9. Başvurucu; bireysel başvuru dilekçesinde, tutuklanmasının ardından sabah saat 04.00'ten 08.30'a kadar araçta kelepçeli, daha sonra ise öğle saatlerine kadar Ceza İnfaz Kurumu girişinde sıcak havaya rağmen korunma olmaksızın bekletilmesi, Ceza İnfaz Kurumuna yerleştirilmeden önce iç çamaşırına kadar çıkarttırılarak detaylı (çıplak) arama yapılması, tutulduğu odada kalanların sayısının fazlalığı nedeniyle şartların uygun olmaması ve koğuş avlusunun üstünün tel örgü ile kapatılması, hastane ve adliyeye götürüldüğünde onur kırıcı şekilde elleri kelepçeli ve iki jandarma eşliğinde vatandaşlara teşhir edilmesi, mahkeme huzuruna da elleri kelepçeli olarak çıkarılması nedeniyle kötü muamele yasağının ihlal edildiğini ileri sürmüştür. Aynı zamanda bu iddialarına ilişkin olarak yaptığı şikâyet üzerine başlatılan soruşturmanın etkili şekilde yürütülmediğini belirterek adil yargılanma hakkının ve etkili başvuru yapabilme hakkının da ihlal edildiğinden yakınmıştır. Başvuru belgelerinin bir örneği bilgi için Adalet Bakanlığına (Bakanlık) gönderilmiştir. Bakanlık görüşünü bildirmiştir. Başvurucu, Bakanlık görüşüne karşı beyanında bireysel başvuru formunda ileri sürdüğü iddiaları tekrar etmiştir.

10. Başvuru, Ceza İnfaz Kurumunda kalabalık odada ve olumsuz şartlarda tutulma ve diğer kötü muamele iddiaları alt başlıklarını ihtiva edecek şekilde kötü muamele yasağı kapsamında incelenmiştir.

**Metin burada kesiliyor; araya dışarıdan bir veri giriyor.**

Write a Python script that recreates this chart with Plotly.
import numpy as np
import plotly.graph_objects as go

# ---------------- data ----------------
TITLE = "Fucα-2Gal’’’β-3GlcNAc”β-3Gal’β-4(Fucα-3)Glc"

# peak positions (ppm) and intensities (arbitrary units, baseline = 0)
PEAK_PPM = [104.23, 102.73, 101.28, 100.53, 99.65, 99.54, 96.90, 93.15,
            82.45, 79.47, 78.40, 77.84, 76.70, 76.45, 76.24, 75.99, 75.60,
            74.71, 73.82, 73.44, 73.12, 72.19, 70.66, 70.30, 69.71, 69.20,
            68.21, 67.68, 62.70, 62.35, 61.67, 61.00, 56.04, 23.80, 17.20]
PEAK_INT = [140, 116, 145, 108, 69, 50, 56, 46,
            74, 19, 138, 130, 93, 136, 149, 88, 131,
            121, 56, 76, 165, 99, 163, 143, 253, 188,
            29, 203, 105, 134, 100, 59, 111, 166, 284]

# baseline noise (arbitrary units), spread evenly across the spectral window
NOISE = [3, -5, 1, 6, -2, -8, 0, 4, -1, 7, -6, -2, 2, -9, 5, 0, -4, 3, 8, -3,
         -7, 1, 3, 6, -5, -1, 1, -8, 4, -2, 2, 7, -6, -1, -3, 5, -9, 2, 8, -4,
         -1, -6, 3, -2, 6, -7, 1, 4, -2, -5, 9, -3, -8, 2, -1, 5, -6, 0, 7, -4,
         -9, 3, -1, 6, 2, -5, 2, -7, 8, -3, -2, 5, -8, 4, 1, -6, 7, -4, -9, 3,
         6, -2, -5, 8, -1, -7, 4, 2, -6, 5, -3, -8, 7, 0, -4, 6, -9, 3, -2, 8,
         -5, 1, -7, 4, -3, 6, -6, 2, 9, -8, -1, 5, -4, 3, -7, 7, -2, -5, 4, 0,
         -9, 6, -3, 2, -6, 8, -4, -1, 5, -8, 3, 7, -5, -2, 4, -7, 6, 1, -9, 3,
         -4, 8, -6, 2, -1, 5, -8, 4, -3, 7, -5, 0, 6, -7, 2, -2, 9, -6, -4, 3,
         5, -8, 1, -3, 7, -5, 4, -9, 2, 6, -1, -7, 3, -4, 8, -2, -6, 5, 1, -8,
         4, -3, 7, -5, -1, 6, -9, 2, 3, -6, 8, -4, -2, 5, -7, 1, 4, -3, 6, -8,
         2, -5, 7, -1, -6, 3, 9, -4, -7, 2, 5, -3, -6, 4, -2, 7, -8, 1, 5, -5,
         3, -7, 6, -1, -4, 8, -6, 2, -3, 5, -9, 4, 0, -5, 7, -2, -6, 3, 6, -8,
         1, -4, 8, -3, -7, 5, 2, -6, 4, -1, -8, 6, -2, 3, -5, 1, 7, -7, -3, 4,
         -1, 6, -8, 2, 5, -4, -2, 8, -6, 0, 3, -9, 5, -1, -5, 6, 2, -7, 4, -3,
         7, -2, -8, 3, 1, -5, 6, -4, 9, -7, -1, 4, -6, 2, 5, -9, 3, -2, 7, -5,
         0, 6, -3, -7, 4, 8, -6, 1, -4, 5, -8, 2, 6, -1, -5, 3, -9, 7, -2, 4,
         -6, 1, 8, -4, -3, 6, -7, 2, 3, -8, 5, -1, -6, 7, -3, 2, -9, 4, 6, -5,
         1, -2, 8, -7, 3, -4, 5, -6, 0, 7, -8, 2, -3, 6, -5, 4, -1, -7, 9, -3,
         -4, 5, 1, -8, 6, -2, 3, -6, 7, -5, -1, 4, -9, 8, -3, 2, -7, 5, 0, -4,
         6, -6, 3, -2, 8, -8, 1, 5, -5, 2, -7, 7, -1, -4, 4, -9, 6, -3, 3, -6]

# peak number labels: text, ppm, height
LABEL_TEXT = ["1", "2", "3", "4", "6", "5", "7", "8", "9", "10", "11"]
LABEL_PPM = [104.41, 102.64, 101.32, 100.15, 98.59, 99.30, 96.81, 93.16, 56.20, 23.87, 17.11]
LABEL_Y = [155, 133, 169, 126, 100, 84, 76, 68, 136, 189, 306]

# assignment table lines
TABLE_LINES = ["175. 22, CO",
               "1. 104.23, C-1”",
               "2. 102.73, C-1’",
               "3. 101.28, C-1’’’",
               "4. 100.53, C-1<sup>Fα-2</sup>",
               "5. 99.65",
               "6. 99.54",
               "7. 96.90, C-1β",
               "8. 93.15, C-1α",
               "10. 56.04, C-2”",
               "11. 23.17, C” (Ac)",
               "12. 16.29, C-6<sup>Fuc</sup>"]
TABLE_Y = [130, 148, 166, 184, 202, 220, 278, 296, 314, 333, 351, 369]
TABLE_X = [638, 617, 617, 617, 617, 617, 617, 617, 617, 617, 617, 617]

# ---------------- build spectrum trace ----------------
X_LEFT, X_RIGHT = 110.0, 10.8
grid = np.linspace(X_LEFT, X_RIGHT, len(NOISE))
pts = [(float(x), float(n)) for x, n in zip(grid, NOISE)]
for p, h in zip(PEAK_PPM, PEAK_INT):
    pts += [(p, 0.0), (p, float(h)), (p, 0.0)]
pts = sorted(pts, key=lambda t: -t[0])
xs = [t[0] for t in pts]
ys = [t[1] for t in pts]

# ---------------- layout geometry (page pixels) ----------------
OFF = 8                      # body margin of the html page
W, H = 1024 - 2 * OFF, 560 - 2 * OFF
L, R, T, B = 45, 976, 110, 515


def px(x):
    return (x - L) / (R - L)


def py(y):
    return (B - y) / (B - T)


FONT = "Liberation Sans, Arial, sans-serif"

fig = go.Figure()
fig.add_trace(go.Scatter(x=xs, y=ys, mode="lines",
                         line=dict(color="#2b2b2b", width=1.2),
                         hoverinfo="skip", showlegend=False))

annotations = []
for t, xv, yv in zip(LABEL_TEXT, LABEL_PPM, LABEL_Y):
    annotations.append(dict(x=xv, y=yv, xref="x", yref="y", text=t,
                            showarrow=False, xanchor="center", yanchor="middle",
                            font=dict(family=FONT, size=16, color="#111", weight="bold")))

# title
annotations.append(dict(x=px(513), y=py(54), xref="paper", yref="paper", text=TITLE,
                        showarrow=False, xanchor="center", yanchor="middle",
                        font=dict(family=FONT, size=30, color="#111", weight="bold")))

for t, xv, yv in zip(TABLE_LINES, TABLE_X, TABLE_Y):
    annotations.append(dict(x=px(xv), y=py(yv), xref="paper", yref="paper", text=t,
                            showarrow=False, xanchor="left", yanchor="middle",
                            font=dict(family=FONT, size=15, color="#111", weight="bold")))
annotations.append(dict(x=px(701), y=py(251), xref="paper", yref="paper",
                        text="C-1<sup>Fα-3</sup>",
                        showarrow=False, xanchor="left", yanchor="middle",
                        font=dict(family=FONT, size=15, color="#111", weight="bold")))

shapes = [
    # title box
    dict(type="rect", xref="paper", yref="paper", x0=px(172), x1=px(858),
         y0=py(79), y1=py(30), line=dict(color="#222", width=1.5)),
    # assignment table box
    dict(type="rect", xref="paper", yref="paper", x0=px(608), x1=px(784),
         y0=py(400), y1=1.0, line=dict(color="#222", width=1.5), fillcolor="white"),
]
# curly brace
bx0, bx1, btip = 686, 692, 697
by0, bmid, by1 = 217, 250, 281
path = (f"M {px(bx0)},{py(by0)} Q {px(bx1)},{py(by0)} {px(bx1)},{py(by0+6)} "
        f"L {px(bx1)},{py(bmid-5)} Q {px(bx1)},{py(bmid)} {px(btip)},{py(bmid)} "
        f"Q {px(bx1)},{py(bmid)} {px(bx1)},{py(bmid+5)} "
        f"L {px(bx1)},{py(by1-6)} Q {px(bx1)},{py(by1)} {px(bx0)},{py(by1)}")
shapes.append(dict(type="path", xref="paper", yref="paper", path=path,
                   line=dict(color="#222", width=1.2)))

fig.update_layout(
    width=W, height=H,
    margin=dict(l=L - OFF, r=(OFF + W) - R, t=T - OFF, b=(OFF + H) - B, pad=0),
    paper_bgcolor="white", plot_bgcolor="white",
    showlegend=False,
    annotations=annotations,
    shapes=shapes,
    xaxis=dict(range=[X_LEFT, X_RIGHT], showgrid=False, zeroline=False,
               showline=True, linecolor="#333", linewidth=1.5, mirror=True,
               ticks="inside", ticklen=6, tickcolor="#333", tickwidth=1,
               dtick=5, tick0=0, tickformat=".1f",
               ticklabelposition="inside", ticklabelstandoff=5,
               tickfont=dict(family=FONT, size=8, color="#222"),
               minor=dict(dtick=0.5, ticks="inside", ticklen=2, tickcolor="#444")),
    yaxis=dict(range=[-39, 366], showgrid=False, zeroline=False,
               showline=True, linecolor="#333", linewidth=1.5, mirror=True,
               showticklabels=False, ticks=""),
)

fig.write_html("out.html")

1. Ceza İnfaz Kurumunda Tutulma Şartları Yönünden

11. Başvurucu; Ceza İnfaz Kurumundatutuklu sıfatıyla barındırıldığı süre boyunca, 8 kişi için planlanmış ve 16 kişinin yatmasına yetecek sayıda ranza koyulan kalabalık koğuşta ortalama 28 kişiyle kaldığını, bu kadar kişinin koğuştaki iki tuvalet ve bir banyoyu kullanmak zorunda kaldığını, koğuş avlusunun üzerinin telle örtüldüğünü belirterek Anayasa'nın 17. maddesinin üçüncü fıkrasında güvence altına alınan kötü muamele yasağının ihlal edildiğini ileri sürmüştür.

12. Hükümlü ve tutukluların ceza infaz kurumları ve tutukevlerine yerleştirilmeleri, barındırılmaları, bedensel ve ruhsal sağlıklarının korunması amacıyla muayene ve tedavilerinin yaptırılması gibi işlem veya faaliyetlere ilişkin şikâyetleri incelemek ve karara bağlamak infaz hâkimliğinin görevidir. Nitekim Anayasa Mahkemesi ceza infaz kurumlarındaki tutma şartlarından kaynaklanan kötü muamele iddialarına ilişkin olarak infaz hâkimliğine şikâyet yolunu tüketilmesi gereken etkili bir iç hukuk yolu olarak gördüğünü çeşitli kararlarında istikrarlı şekilde belirtmiştir (birçok karar arasından bkz. Mehmet Baransu, B. No: 2015/8046, 19/11/2015, §§ 23-35; Mehmet Hasan Altan (2) [GK], B. No: 2016/23672, 11/1/2018, §§ 250-252; İsmail Çıtak, B. No: 2016/78629, 28/11/2019, §§ 79-82).

13. Başvurucu, kalabalık koğuşta tutulma, bunun doğurduğu olumsuzluklar ve koğuş avlusunun üzerinin telle örtülmesi gibi tutulma şartlarına ilişkin şikâyetlerini bireysel başvuruda bulunmadan önce yetkili idari ya da adli mercilere taşıdığına ilişkin bir bilgi ya da belgeyi başvuru formu ve/veya ekinde sunmuş değildir. Bu durumda başvurunun bu kısmının gerekli olan hukuk yolu tüketilmeden yapıldığı anlaşılmıştır.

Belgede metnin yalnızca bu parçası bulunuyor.